As Missouri lead 28-3 going into halftime, some conversations began on the Missouri sideline.
“This is how we’re supposed to play,” Pendleton said. “That’s literally what it was.”
Missouri would go on to beat Florida and Tennessee, which led to the firing of Vols coach Butch Jones. The Tigers headed to Nashville for a game against Vanderbilt with a chance at clinching bowl eligibility.
Throughout the season, Odom had preached the idea of going 1-0 each week, to break the season into pieces when he felt the team wasn’t ready to handle big picture conversations.
On a young team that includes players from successful high school programs that compete for titles ever year, the concept was easier said than done earlier in the season.

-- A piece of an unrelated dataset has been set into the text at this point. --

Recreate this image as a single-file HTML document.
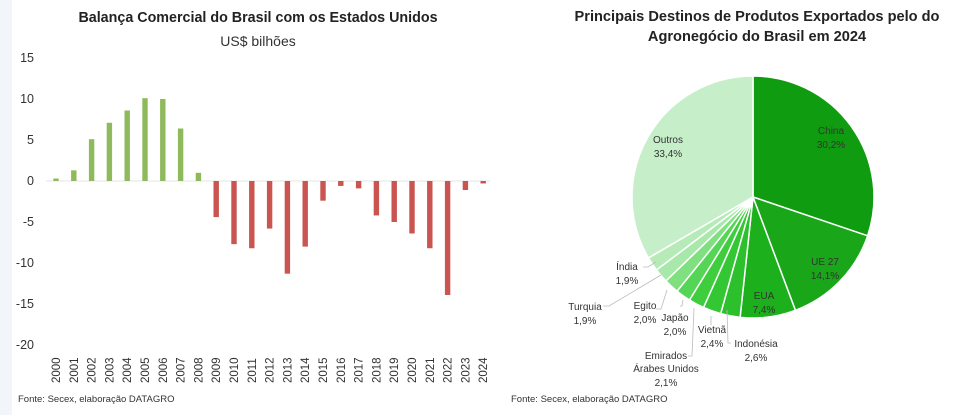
<!DOCTYPE html>
<html><head><meta charset="utf-8"><style>
html,body{margin:0;padding:0;background:#fff;}
body{width:967px;height:415px;overflow:hidden;position:relative;font-family:"Liberation Sans",sans-serif;}
</style></head><body>
<div style="position:absolute;left:0;top:0;width:12px;height:415px;background:#f2f5fa"></div>
<svg id="s" width="967" height="415" style="position:absolute;left:0;top:0" font-family="Liberation Sans, sans-serif">
<text x="258" y="22" text-anchor="middle" font-size="14.3" font-weight="bold" fill="#222">Balança Comercial do Brasil com os Estados Unidos</text>
<text x="258" y="46" text-anchor="middle" font-size="14" fill="#333">US$ bilhões</text>
<g font-size="12.5" fill="#333" text-anchor="end">
<text x="34" y="62">15</text><text x="34" y="103">10</text><text x="34" y="144">5</text><text x="34" y="185">0</text>
<text x="34" y="226">-5</text><text x="34" y="267">-10</text><text x="34" y="308">-15</text><text x="34" y="349">-20</text>
</g>
<line x1="46" y1="181" x2="490" y2="181" stroke="#e4e4e4" stroke-width="1"/>
<g id="bars"></g>
<g id="yrs" font-size="11.5" fill="#333"></g>
<text x="18" y="402" font-size="9.5" fill="#333">Fonte: Secex, elaboração DATAGRO</text>

<text x="757" y="21" text-anchor="middle" font-size="14.6" font-weight="bold" fill="#222">Principais Destinos de Produtos Exportados pelo do</text>
<text x="757" y="41" text-anchor="middle" font-size="14.6" font-weight="bold" fill="#222">Agronegócio do Brasil em 2024</text>
<g id="pie"></g>
<g fill="none" stroke="#bbb" stroke-width="0.8">
<polyline points="643,267 648,267 656,262"/>
<polyline points="603,306 609,306 661,275"/>
<polyline points="656,309 661,309 667,290"/>
<polyline points="680,306 682,306 683,300"/>
<polyline points="711,325 711,316"/>
<polyline points="688,356 692,356 694,308"/>
<polyline points="731,343 728,343 727,310"/>
</g>
<g font-size="10" fill="#333" text-anchor="middle">
<text x="831" y="134">China</text><text x="831" y="148">30,2%</text>
<text x="668" y="143">Outros</text><text x="668" y="157">33,4%</text>
<text x="825" y="265">UE 27</text><text x="825" y="279">14,1%</text>
<text x="764" y="299">EUA</text><text x="764" y="313">7,4%</text>
<text x="627" y="270">Índia</text><text x="627" y="284">1,9%</text>
<text x="585" y="310">Turquia</text><text x="585" y="324">1,9%</text>
<text x="645" y="309">Egito</text><text x="645" y="323">2,0%</text>
<text x="675" y="321">Japão</text><text x="675" y="335">2,0%</text>
<text x="712" y="333">Vietnã</text><text x="712" y="347">2,4%</text>
<text x="756" y="347">Indonésia</text><text x="756" y="361">2,6%</text>
<text x="666" y="359">Emirados</text><text x="666" y="372">Árabes Unidos</text><text x="666" y="386">2,1%</text>
</g>
<text x="511" y="402" font-size="9.5" fill="#333">Fonte: Secex, elaboração DATAGRO</text>
</svg>
<script>
var ns="http://www.w3.org/2000/svg";
var vals=[0.3,1.3,5.1,7.1,8.6,10.1,10,6.4,1,-4.4,-7.7,-8.2,-5.8,-11.3,-8,-2.4,-0.6,-0.9,-4.2,-5,-6.4,-8.2,-13.9,-1.1,-0.3];
var bars=document.getElementById('bars'),yrs=document.getElementById('yrs');
var z=181,k=8.2;
vals.forEach(function(v,i){
 var x=56+i*17.8;
 var r=document.createElementNS(ns,'rect');
 var h=Math.max(Math.abs(v)*k,1.2);
 r.setAttribute('x',x-2.7);r.setAttribute('width',5.4);
 r.setAttribute('y',v>=0?z-h:z);r.setAttribute('height',h);
 r.setAttribute('fill',v>=0?'#8fba5c':'#c95450');
 bars.appendChild(r);
 var t=document.createElementNS(ns,'text');
 t.setAttribute('transform','translate('+(x+4)+',383) rotate(-90)');
 t.textContent=2000+i;yrs.appendChild(t);
});
var pie=document.getElementById('pie');
var cx=753,cy=197,R=121;
var sl=[[30.2,'#109c10'],[14.1,'#19a619'],[7.4,'#1cb01c'],[2.6,'#2cc02c'],[2.4,'#33c733'],[2.1,'#3dcd3d'],[2.0,'#55d555'],[2.0,'#80e080'],[1.9,'#a9e8ab'],[1.9,'#b6ebb8'],[33.4,'#c6efc9']];
var a=0;
sl.forEach(function(s){
 var a0=a/100*2*Math.PI,a1=(a+s[0])/100*2*Math.PI;a+=s[0];
 var x0=cx+R*Math.sin(a0),y0=cy-R*Math.cos(a0),x1=cx+R*Math.sin(a1),y1=cy-R*Math.cos(a1);
 var p=document.createElementNS(ns,'path');
 p.setAttribute('d','M'+cx+','+cy+' L'+x0+','+y0+' A'+R+','+R+' 0 '+(s[0]>50?1:0)+' 1 '+x1+','+y1+' Z');
 p.setAttribute('fill',s[1]);p.setAttribute('stroke','#fff');p.setAttribute('stroke-width','1.5');
 pie.appendChild(p);
});
</script>
</body></html>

“We matured,” said Pendleton, a Lee’s Summit West graduate. “In that three-to-four-week span right after the bye week we matured a lot. We had to trust our coaches. We had to trust what they were telling us. It was tough to do. Going into Vandy I was like, let’s get this win, let’s be bowl eligible but you have to dial it down and just focus on that one game.”
Missouri would beat the Commodores 45-17, clinching its first bowl berth in three years. On Black Friday, the Tigers would beat Arkansas, ending the regular season on a six-game winning streak.
The second half of the season turned Lock and Beckner, two heralded recruits who came to Columbia from opposites sides of the state, into potential NFL Draft picks after their strong season. Lock set the SEC record for passing touchdowns in a season on his way to all-conference honors. Beckner piled up seven sacks, which showed he’s moved on from two knee injuries.
Beckner has already announced he’s returning for his senior season at Missouri.
The Tigers enter the Texas Bowl on Wednesday hungry to finish off what has already been an improbable run, with Odom’s message still ringing long after the cooler’s contents stopped burning.